Atletica/ “Caster Semenya è un ermafrodito”, la rivelazione shock dell’ex allenatore al tabloid svizzero Blick. Dall’Olimpo ai sonetti in vernacolo, l’icona androgina seduce e diverte la cultura Occidentale

Pubblicato il 21 Agosto 2009 - 17:56 OLTRE 6 MESI FA

L’atleta sudafricana Caster Semenya, vincitrice mercoledì sera degli 800 metri ai mondiali di Berlino, è un ermafrodito. Lo rivela oggi il tabloid svizzero Blick, che ha appreso la notizia da un ex allenatore dell’atleta sudafricana, dietro garanzia dell’anonimato.

La fonte spiega che dai test effettuati in Sudafrica a marzo «il risultato era chiaro. Semenya non avrebbe dovuto essere in gara a Berlino con le donne, ma i suoi funzionari sportivi hanno deciso di correre il rischio». Secondo il giornale svizzero, l’atleta sudafricana è una «vittima di funzionari criminali» a caccia di fama e onori, poiché i risultati dei test sarebbero stati nascosti alla stessa Semenya ed alla sua famiglia.

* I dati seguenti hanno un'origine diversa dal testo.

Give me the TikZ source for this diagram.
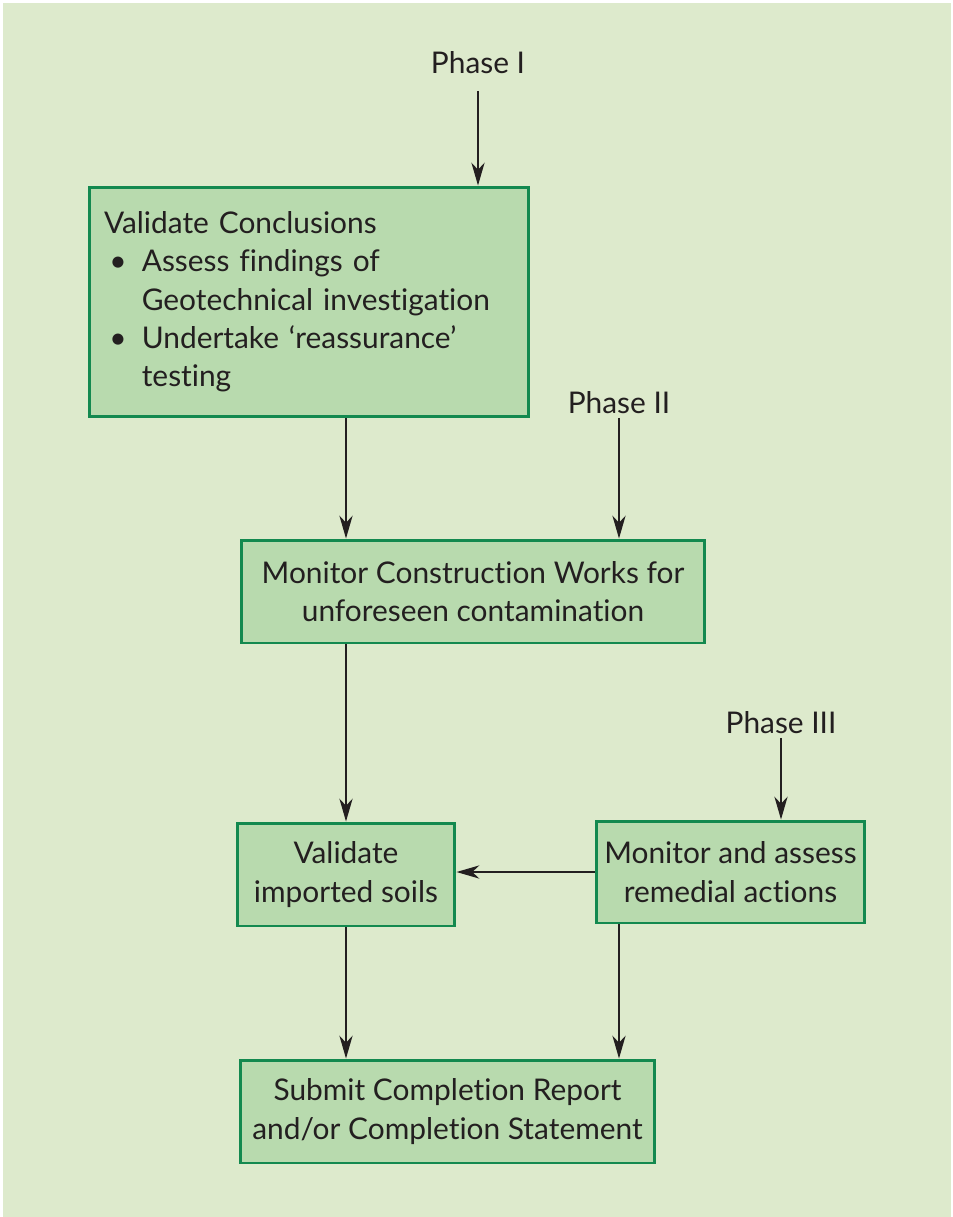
\documentclass[tikz,border=0pt]{standalone}
\usepackage{fontspec}
\setmainfont{Lato}[Ligatures=NoCommon]
\usetikzlibrary{arrows.meta}
\definecolor{bggreen}{HTML}{DDEACC}
\definecolor{boxgreen}{HTML}{B8DAAE}
\definecolor{edgegreen}{HTML}{13894F}
\definecolor{inkdark}{HTML}{231F20}
\newcommand{\itm}{\makebox[21.5pt][l]{\hspace{3pt}\textbullet}}
\newcommand{\itmgap}{\hspace*{21.5pt}}
\tikzset{
  stage/.style={draw=edgegreen, line width=1.7pt, fill=boxgreen, text=inkdark,
    align=center, inner sep=0pt, minimum height=2.06cm},
  phase/.style={text=inkdark, inner sep=2pt},
  flow/.style={draw=inkdark, line width=1.1pt,
    -{Stealth[length=13pt,width=7.5pt,inset=4pt]}}
}

\begin{document}
\begin{tikzpicture}[x=0.02cm,y=-0.02cm,font=\fontsize{17}{21.8}\selectfont]
\useasboundingbox (0,0) rectangle (953,1217);
\fill[white] (0,0) rectangle (953,1217);
\fill[bggreen] (3,3) rectangle (951,1217);
% phases
\node at (478,63) [phase] (p1) {Phase I};
\node at (619,403) [phase] (p2) {Phase II};
\node at (781,723) [phase] (p3) {Phase III};
% boxes
\node at (309,302) [stage, align=left, text width=8.2cm, inner xsep=0.3cm,
  minimum height=4.6cm] (b1)
  {Validate Conclusions\\
   \itm Assess findings of\\
   \itmgap Geotechnical investigation\\
   \itm Undertake `reassurance'\\
   \itmgap testing};
\node at (473,591.5) [stage, minimum width=9.28cm] (b2)
  {Monitor Construction Works for\\ unforeseen contamination};
\node at (346,874.5) [stage, minimum width=4.36cm] (b3)
  {Validate\\ imported soils};
\node at (730.5,872) [stage, minimum width=5.38cm, minimum height=2.04cm] (b4)
  {Monitor and assess\\ remedial actions};
\node at (447.5,1111.5) [stage, minimum width=8.3cm] (b5)
  {Submit Completion Report\\ and/or Completion Statement};
% arrows
\draw[flow, shorten <=0.26cm] (p1.south) -- (p1.south |- b1.north);
\draw[flow] (p2.south) -- (p2.south |- b2.north);
\draw[flow] (p3.south) -- (p3.south |- b4.north);
\draw[flow] (b1.south -| b3) -- (b2.north -| b3);
\draw[flow] (b2.south -| b3) -- (b3.north);
\draw[flow] (b4.west) -- (b4.west -| b3.east);
\draw[flow] (b3.south) -- (b5.north -| b3);
\draw[flow] (b4.south -| p2) -- (b5.north -| p2);
\end{tikzpicture}
\end{document}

La fonte del giornale svizzero formula precise accuse nei confronti di Ekkart Arbeit, ex allenatore capo degli atleti della Ddr, il quale «sapeva cosa fare, per far partecipare Semenya a tutte le gare disputate finora». Secondo questa accusa, la velocista sudafricana sarebbe stata trattata con medicinali adatti a far scendere il suo livello di testosterone, in modo da non risultare maschio ai controlli antidoping.

Arbeit ha invece contestato le accuse nei suoi riguardi, spiegando di essere all’oscuro di tutto. «Io non so nulla – ha affermato – sono tutte sciocchezze ed è un’indecenza non rendere noto il nome della fonte di queste affermazioni».

Il quotidiano tedesco Bild rivela intanto che in Germania nascono ogni anno 120 ermafroditi, la maggior parte dei quali si sottopone ad operazioni chirurgiche per scegliere uno dei due sessi dei quali li ha dotati madre natura.

Il fenomeno della doppia sessualità, in realtà, è conosciuto fin dall’antichità: nella civiltà greca, Ermafrodito era la divinità nata dall’unione di Ermes e Afrodite. Circuito dalla ninfa Salmace, che lo amava ma  – non essendo ricambiata – lo attirò per gioco in acqua e chiese agli dei di poter restata unita a lui per sempre, Ermafrodito diventò un essere metà uomo e metà donna.

Le radici profonde del mito si rintracciano, però, in Oriente e più precisamente in Siria, dove nacque il culto dell’androgino. Visto da Platone come l’essere completo, anteriore alla scissione tra maschile e femminile, l’ermafrodito rappresentava l’unione degli opposti a cui gli altri due sessi tendevano irrimediabilmente.

Icona di bellezza e perfezione, l’essere androgino è un leitmotiv della scultura classica e, soprattutto, ellenistica. Tanto cruciale da essere costantemente ripreso nei secoli successivi, dall’età romana (come testimonia, ad esempio, la statua dell’Ermafrodito, a cui è dedicata un’intera sala della Galleria degli Uffizi) al ‘600 del maestro Gian Lorenzo Bernini, che restaurò il celebre Ermafrodito oggi esposto al Louvre.

Anche la letteratura ha spesso tratto ispirazione dall’unione dei due sessi, anche se – a volte – in tono di scherno. Come nel caso del poeta ottocentesco Giuseppe Gioachino Belli, che dedicò uno dei suoi sonetti in vernacolo romanesco proprio a “Li Manfroditi”: «ommini e ddonne appiccicati inzieme» che «ssi jje viè er crapiccio d’annà in frega cazzo e ffreggna je sta ccas’e bbottega pe ddà ar bisogno e ppe rrisceve er zeme».